Devlet kaynaklarını kullanmadan bu boyutta kişiler ve kurumlar dinlenemez ve takip edilemez. Devlet kaynaklarını kullananlar ise bunu rahatlıkla yapabilirler. O zaman adresin neresi olduğu konusunda oturup düşünmek gerekiyor.
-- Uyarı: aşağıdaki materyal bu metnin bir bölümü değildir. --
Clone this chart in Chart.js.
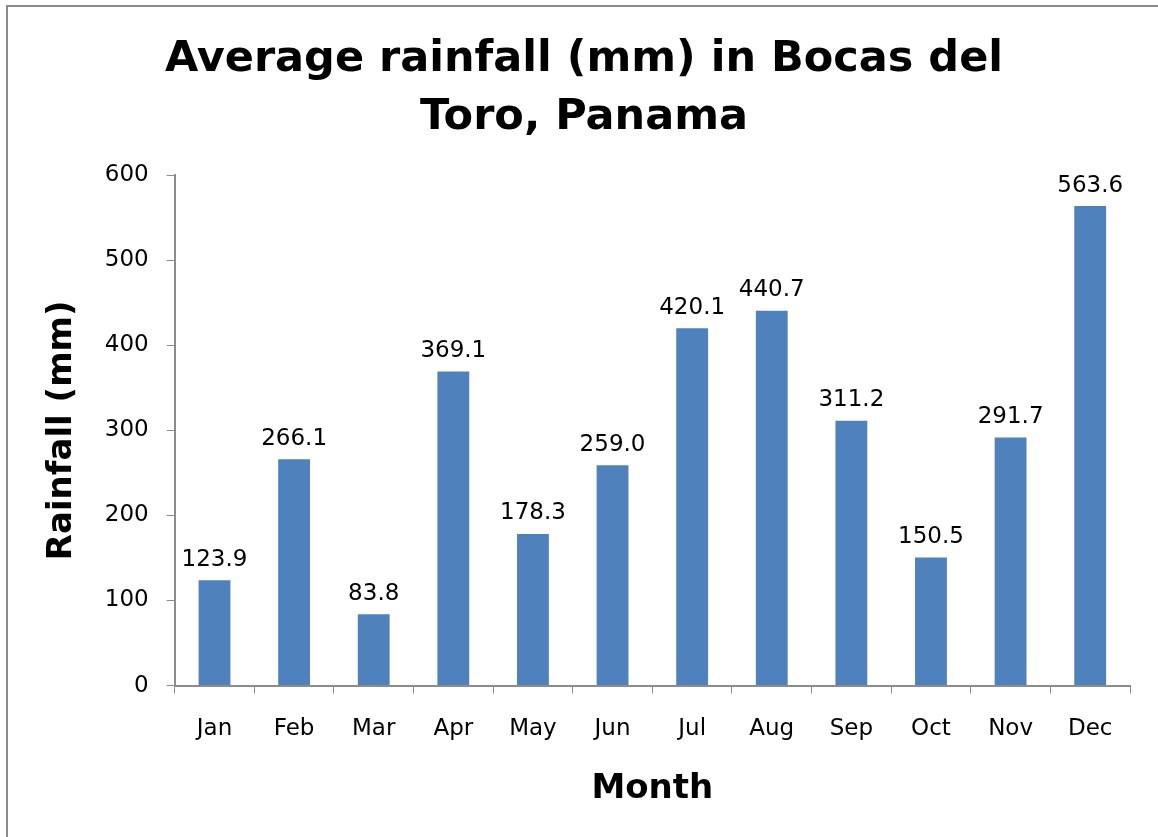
<!DOCTYPE html>
<html>
<head>
<meta charset="utf-8">
<script src="https://cdn.jsdelivr.net/npm/chart.js@4"></script>
<style>
  body { margin: 0; background: #fff; }
  .frame { position: absolute; left: 6px; top: 5px; width: 1200px; height: 900px; border: 2px solid #8c8c8c; }
  .wrap { position: absolute; left: 0; top: 0; width: 1158px; height: 837px; }
</style>
</head>
<body>
<div class="frame"></div>
<div class="wrap"><canvas id="myChart" width="1158" height="837"></canvas></div>
<script>
const months = ["Jan", "Feb", "Mar", "Apr", "May", "Jun", "Jul", "Aug", "Sep", "Oct", "Nov", "Dec"]
const rainfall = [123.9, 266.1, 83.8, 369.1, 178.3, 259.0, 420.1, 440.7, 311.2, 150.5, 291.7, 563.6]
const titleLines = ["Average rainfall (mm) in Bocas del", "Toro, Panama"]

const fontName = "'DejaVu Sans', Verdana, sans-serif"
const axisGray = "#8c8c8c"

// value labels above each bar
const barLabels = {
    id: 'barLabels',
    afterDatasetsDraw(chart) {
        const ctx = chart.ctx
        const meta = chart.getDatasetMeta(0)
        ctx.save()
        ctx.font = "23px " + fontName
        ctx.fillStyle = "#000"
        ctx.textAlign = "center"
        ctx.textBaseline = "bottom"
        meta.data.forEach((bar, i) => {
            ctx.fillText(rainfall[i].toFixed(1), bar.x, bar.y - 9)
        })
        ctx.restore()
    }
}

const ctx = document.getElementById("myChart").getContext("2d")
const chart = new Chart(ctx, {
    type: 'bar',
    data: {
        labels: months,
        datasets: [{
            label: "Rainfall",
            data: rainfall,
            backgroundColor: "#4F81BD",
            barPercentage: 0.4,
            categoryPercentage: 1.0
        }]
    },
    options: {
        responsive: false,
        animation: false,
        layout: { padding: { left: 38, right: 28, top: 31, bottom: 23 } },
        plugins: {
            legend: { display: false },
            tooltip: { enabled: false },
            title: {
                display: true,
                text: titleLines,
                color: "#000",
                font: { family: fontName, size: 43, weight: 'bold', lineHeight: 1.35 },
                padding: { top: 0, bottom: 28 }
            }
        },
        scales: {
            x: {
                grid: { display: true, drawOnChartArea: false, drawTicks: true, tickLength: 8, color: axisGray, offset: true },
                border: { display: true, color: axisGray, width: 2 },
                ticks: { color: "#000", font: { family: fontName, size: 23 }, padding: 22 },
                title: { display: true, text: "Month", color: "#000", font: { family: fontName, size: 34, weight: 'bold' }, padding: { top: 4 } }
            },
            y: {
                min: 0,
                max: 600,
                ticks: { stepSize: 100, color: "#000", font: { family: fontName, size: 23 }, padding: 18 },
                grid: { display: true, drawOnChartArea: false, drawTicks: true, tickLength: 8, color: axisGray },
                border: { display: true, color: axisGray, width: 2 },
                title: { display: true, text: "Rainfall (mm)", color: "#000", font: { family: fontName, size: 34, weight: 'bold' }, padding: { bottom: 4 } }
            }
        }
    },
    plugins: [barLabels]
})
</script>
</body>
</html>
Türkiye’de alt yapıların çoğu Türk Telekom’un elinde. GSM operatörleri mevcut iktidarın tahakkümü altında. Bunlar zaten özel hayatımızda varken daha üst perdeden bakarsanız Amerikan Ulusal Güvenliğin takipleri, Microsoft vs. oradan yapılıyor. Biraz daha üst kademede. Bizim de aklımıza bir işbirliğiniz var mı? sorusu geliyor. FETÖ’cülerin işbirliği varken ‘Hayır’ diyordunuz. Şimdi 2 senedir CHP neden böyle bir tehditle karşı karşıya."

CHP dinlenince ne olacak?

"Artık bu noktada komplo teorisi olarak düşünebilirsiniz ama bizim özel bilgilerimize ulaşıp zor durumda bırakmak meseleleri. İkincisi bizim kendi işleyen çarklarımız içinde bu çarkları işlemez hale getirmek. Üçüncüsü de seçim takip sistemlerimize çok saldırı oluyor. Onlar da ayrı bir güvenlik sorunu."

Bu konu çok önemli. Referandum sırasında da böyle bir saldırı olabilir mi?

"Şu anda seçim takip sistemleri on line değil. Saldırı riski her zaman var. Ama tüm tedbirleri alıyoruz. Ama bir yere kadar. Çünkü alt yapılar devletin kendisi. Özel sektör gibi duruyor ama onların yandaşlarının elinde duruyor."